Emil Gabbert took a break from his farm chores, stretched out his left arm and snapped a photo of himself 100 years ago — an early selfie that shows him in front of the family barn, fedora balanced back on his ears, near Howard Lake, Minn.
"I suspect it's from around 1918 to 1923, based off his age," said Gabbert's great-grandson, Gunnar Anderson of St. Louis Park. "Cameras, tractors, cars, engines, chemistry. All of these things held a fascination for him."
I ran across Gabbert's century-old selfie while thumbing through Instagram. Anderson, an 18-year-old anthropology student at Luther College in Decorah, Iowa, had sent the image to Historical Leaks, an Instagram account that bills itself as "Your Daily Dose Of History."

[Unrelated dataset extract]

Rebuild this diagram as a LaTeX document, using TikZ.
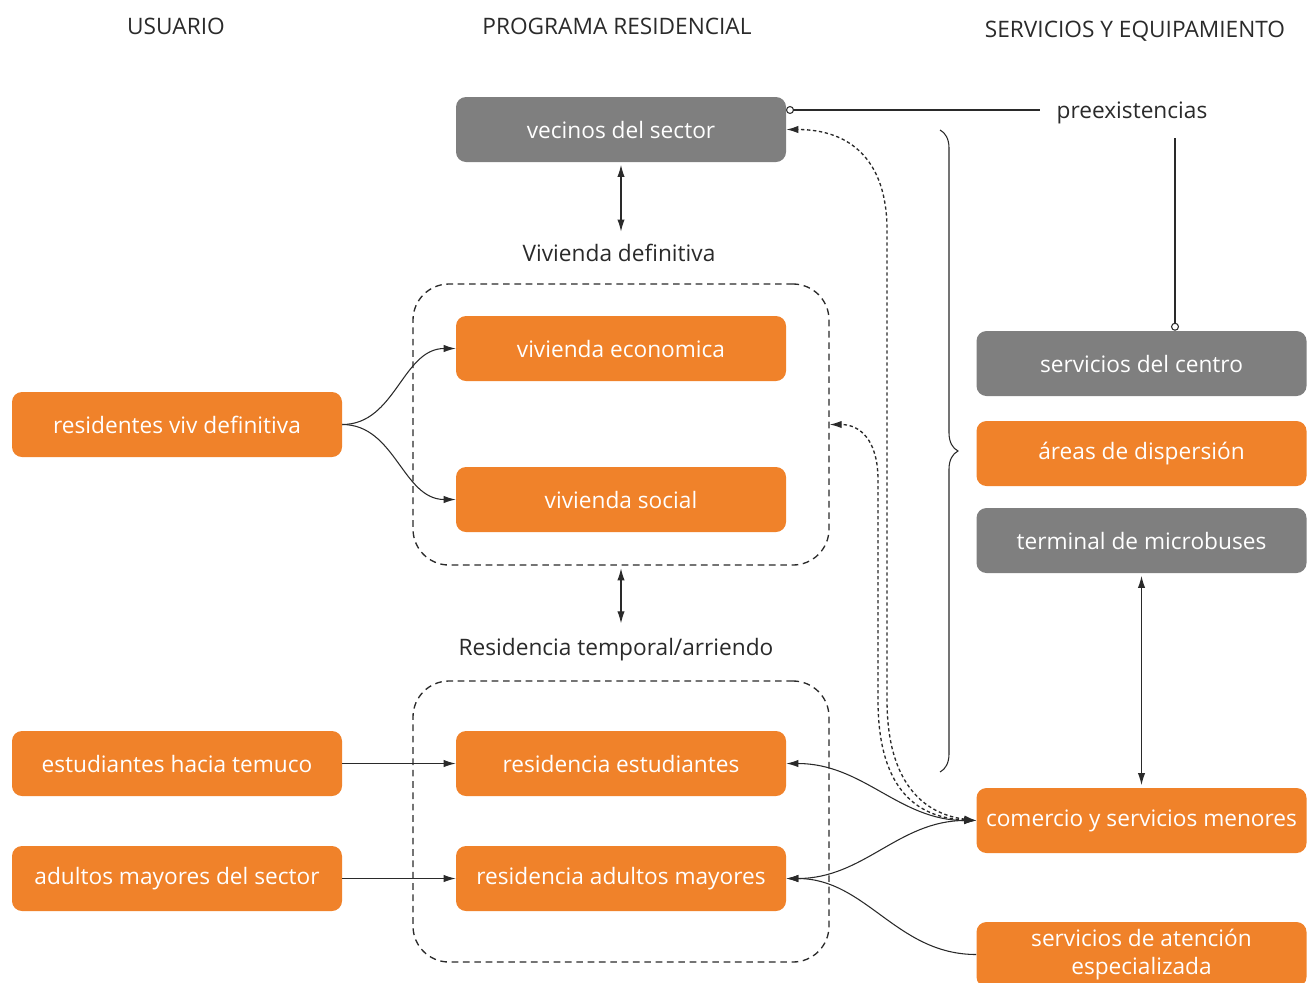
\documentclass[tikz,border=0pt]{standalone}
\usepackage{fontspec}
\setmainfont{Open Sans}
\usetikzlibrary{arrows.meta, positioning, decorations.pathreplacing}
\definecolor{naranja}{HTML}{F0822A}
\definecolor{gris}{HTML}{7F7F7F}
\definecolor{linea}{HTML}{2A2A2A}

\begin{document}
\begin{tikzpicture}[x=0.75pt,y=-0.75pt,
  caja/.style={rectangle,rounded corners=7.5pt,minimum width=247.5pt,minimum height=48.75pt,
    inner sep=2pt,text=white,font=\fontsize{17}{21}\selectfont,align=center},
  naranjo/.style={caja,fill=naranja},
  grisbox/.style={caja,fill=gris},
  titulo/.style={font=\fontsize{17}{20}\selectfont,text=linea},
  grupo/.style={draw=linea,line width=1pt,dash pattern=on 5pt off 3.5pt,rounded corners=27pt,
    minimum width=312pt,minimum height=210.75pt},
  flecha/.style={draw=linea,line width=0.8pt,-{Latex[length=9pt,width=5.5pt]}},
  doble/.style={flecha,{Latex[length=9pt,width=5.5pt]}-{Latex[length=9pt,width=5.5pt]}},
  punteado/.style={doble,line width=1pt,dash pattern=on 2.5pt off 2pt}]
  \useasboundingbox (0,0) rectangle (1316,982);

  % columnas
  \node[titulo] (tusu) at (176,26) {USUARIO};
  \node[titulo] (tprog) at (617,26) {PROGRAMA RESIDENCIAL};
  \node[titulo] (tserv) at (1135,31) {SERVICIOS Y EQUIPAMIENTO};

  % programa residencial
  \node[grisbox] (vecinos) at (621,129.5) {vecinos del sector};
  \node[titulo] (tviv) at (619,253) {Vivienda definitiva};
  \node[grupo] (grupo1) at (621,424.5) {};
  \node[naranjo] (vivecon) at (621,348.5) {vivienda economica};
  \node[naranjo] (vivsoc) at (621,499.5) {vivienda social};
  \node[titulo] (tres) at (616,650) {Residencia temporal/arriendo};
  \node[grupo] (grupo2) at (621,821.5) {};
  \node[naranjo] (resest) at (621,763.5) {residencia estudiantes};
  \node[naranjo] (resadul) at (621,878.5) {residencia adultos mayores};

  % usuarios
  \node[naranjo] (resviv) at (177,424.5) {residentes viv definitiva};
  \node[naranjo] (esttem) at (177,763.5) {estudiantes hacia temuco};
  \node[naranjo] (adulsec) at (177,878.5) {adultos mayores del sector};

  % servicios
  \node[titulo] (preex) at (1132,113) {preexistencias};
  \node[grisbox] (centro) at (1141.5,363.5) {servicios del centro};
  \node[naranjo] (areas) at (1141.5,453.5) {áreas de dispersión};
  \node[grisbox] (terminal) at (1141.5,540.5) {terminal de microbuses};
  \node[naranjo] (comercio) at (1141.5,820.5) {comercio y servicios menores};
  \node[naranjo] (atencion) at (1141.5,954.5) {servicios de atención\\especializada};

  \coordinate (pxa) at (786,110);
  \coordinate (pxb) at (1175,138);

  \draw[doble,shorten <=2pt,shorten >=6pt] (vecinos.south) -- (vecinos.south |- tviv.north);
  \draw[doble,shorten <=2pt,shorten >=8pt] (grupo1.south) -- (grupo1.south |- tres.north);
  \draw[doble,shorten <=2pt,shorten >=2pt] (terminal) -- (comercio);
  \draw[flecha] (resviv.east) to[out=0,in=180] (vivecon.west);
  \draw[flecha] (resviv.east) to[out=0,in=180] (vivsoc.west);
  \draw[flecha] (esttem) -- (resest);
  \draw[flecha] (adulsec) -- (resadul);
  \draw[doble] (comercio.west) to[out=180,in=0] (resest.east);
  \draw[doble] (comercio.west) to[out=180,in=0] (resadul.east);
  \draw[flecha] (atencion.west) to[out=180,in=0] (resadul.east);
  \draw[punteado] (comercio.west) .. controls (930,815) and (887,790) .. (887,700)
    -- (887,230) .. controls (887,160) and (850,129.5) .. (vecinos.east);
  \draw[punteado] (comercio.west) .. controls (922,818) and (878,795) .. (878,700)
    -- (878,480) .. controls (878,440) and (860,424.5) .. (grupo1.east);
  \draw[draw=linea,line width=0.8pt,{Circle[open,length=6pt]}-] (pxa) -- ([xshift=-9pt]pxa -| preex.west);
  \draw[draw=linea,line width=0.8pt,-{Circle[open,length=6pt]}] (pxb) -- (pxb |- centro.north);
  \draw[draw=linea,line width=0.8pt,decorate,decoration={brace,amplitude=13.5pt}] (940,130) -- (940,772);
\end{tikzpicture}
\end{document}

The online post has prompted more than 3,200 likes — not bad for an otherwise forgotten farmer from Victor Township, Minn., about 45 minutes west of Minneapolis. Born in Wright County in 1901, Gabbert would have been tickled about resurfacing online 122 years later; Anderson said his great-grandfather was "a technophile, always amazed at new technology."
Emil "was deeply excited for the future and the wonders that technology could bring," Anderson said. "He saw, in his lifetime, the first airplanes fly and men walk upon the moon."
The second youngest of a dozen siblings, Gabbert endured pain and grief while growing up on the farm. At just 2, a horse kicked him in the head, fracturing his skull and leaving him deaf in his left ear.
"He was unconscious for 12 hours, after which he regained consciousness and is doing as well as can be expected at present," the Howard Lake Herald reported in May 1904.
Emil was only 13 when his father, Fred, died of a heart attack at 59. He took over the farm with his brother Louis, becoming "thick as thieves for the rest of their lives," Anderson said. They would stage a recurring prank if either visited the other when he wasn't around.